LGDk=h(Lik, Rik), where Lik denotes the owed loan capital amount and interest rate of the kth credit rating and the ith customer, and Rik denotes the receivable loan capital amount and interest rate of the kth credit rating and the ith customer, k=1, 2, 3, 4, 5, 6, 7, 8, 9, i=1, 2,...;

wherein the optimal credit rating result for each customer is obtained by solving a multi-objective programming model, the multi-objective programming model applying the objective function 1, the objective function 2, the constraint condition 1, and the constraint condition 2 in step 3;

wherein the credit rating dividing by the optimal algorithm meets the pyramid standard, and ensures that the customers with similar credit status are divided into a same credit level and the customers with different credit status are divided into different levels.

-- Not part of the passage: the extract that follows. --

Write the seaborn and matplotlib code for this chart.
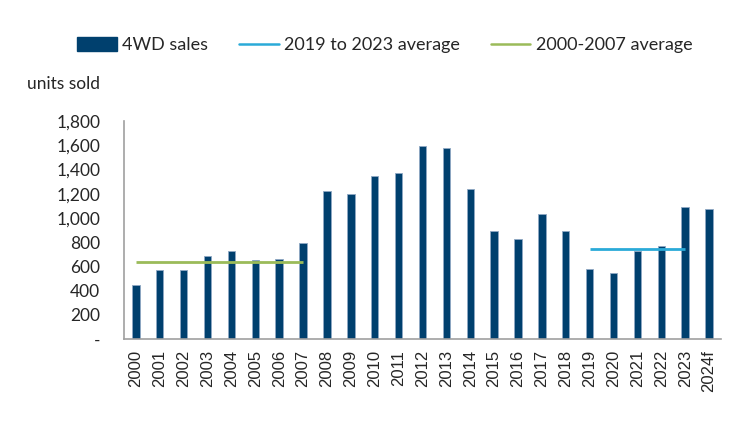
import seaborn as sns
import matplotlib.pyplot as plt
import pandas as pd
from matplotlib.patches import Patch
from matplotlib.lines import Line2D

years = ["2000", "2001", "2002", "2003", "2004", "2005", "2006", "2007", "2008",
         "2009", "2010", "2011", "2012", "2013", "2014", "2015", "2016", "2017",
         "2018", "2019", "2020", "2021", "2022", "2023", "2024f"]
sales = [446, 567, 567, 685, 724, 650, 660, 790, 1220, 1195, 1349, 1368, 1596,
         1575, 1236, 889, 823, 1030, 889, 575, 542, 724, 765, 1093, 1076]
recent_span = ["2019", "2023"]
early_span = ["2000", "2007"]
yticks = [0, 200, 400, 600, 800, 1000, 1200, 1400, 1600, 1800]

bar_col = "#00406e"
blue_col = "#2aaad8"
green_col = "#9bbb59"

sns.set_theme(style="white")
plt.rcParams['font.family'] = ['Lato', 'DejaVu Sans']

df = pd.DataFrame({"year": years, "sales": sales})

fig = plt.figure(figsize=(7.5, 4.22), dpi=100)
ax = fig.add_axes([0.1653, 0.1967, 0.796, 0.5166])

sns.barplot(data=df, x="year", y="sales", color=bar_col, width=0.31,
            saturation=1, edgecolor="#8fa8c4", linewidth=0.6, ax=ax)

def avg_line(span, col):
    i0, i1 = years.index(span[0]), years.index(span[1])
    avg = sum(sales[i0:i1 + 1]) / (i1 - i0 + 1)
    ax.plot([i0, i1], [avg, avg], color=col, lw=2, solid_capstyle="butt")

avg_line(recent_span, blue_col)
avg_line(early_span, green_col)

ax.set_xlim(-0.5, len(years) - 0.5)
ax.set_ylim(0, 1800)
ax.set_yticks(yticks)
ax.set_yticklabels(["-" if v == 0 else f"{v:,}" for v in yticks], fontsize=12.5)
ax.tick_params(axis="x", rotation=90, labelsize=12, length=0, pad=8)
ax.tick_params(axis="y", length=0, pad=17)
for lbl in ax.get_xticklabels():
    lbl.set_family(["Liberation Sans", "DejaVu Sans"])
ax.set_xlabel("")
ax.set_ylabel("")
for s in ["top", "right"]:
    ax.spines[s].set_visible(False)
for s in ["left", "bottom"]:
    ax.spines[s].set_color("#a0a0a0")
    ax.spines[s].set_linewidth(1.2)

fig.text(0.036, 0.802, "units sold", fontsize=12.5, va="center", ha="left")

handles = [Patch(facecolor=bar_col, edgecolor=bar_col),
           Line2D([], [], color=blue_col, lw=1.8),
           Line2D([], [], color=green_col, lw=1.8)]
labels = ["4WD sales", "2019 to 2023 average", "2000-2007 average"]
fig.legend(handles, labels, loc="center", bbox_to_anchor=(0.513, 0.893), ncol=3,
           frameon=False, fontsize=13, handlelength=2.2, handleheight=0.8,
           handletextpad=0.3, columnspacing=1.7)

fig.savefig("out.png", dpi=100)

2. The optimal credit rating division method of claim 1, wherein determining the credit score Si in step 1 includes the following steps:

(1.1) establishing a credit risk evaluation index system, by: applying a Fisher discriminant method to select indicators that can significantly distinguish default and non-default customers from many extensive indicators; then applying a correlation analysis method to delete indicators of repeated information from the indicators that significantly distinguish default and non-default customers, and obtaining the credit risk evaluation index;

(1.2) determining a weight for each of the credit risk evaluation indicators, by: applying a mean square deviation method to weight the credit risk evaluation indicators from the step 1.1, wherein larger mean square deviation for a particular indicator, results in a greater weight for the particular indicator;

(1.3) calculating a customer credit risk evaluation equation, the credit risk evaluation equation being Si=Σωjxij is established with the credit risk evaluation index system of step 1.1 and weight of indicator of step 1.2, wherein the credit score Si is obtained; where ωj denotes the weight of jth indicator, xij denotes a value of the jth indictor and the ith customer, n denotes the total number of customers, m denotes the indicator number of credit risk evaluation index system, i=1, 2,... n, j=1, 2,... m.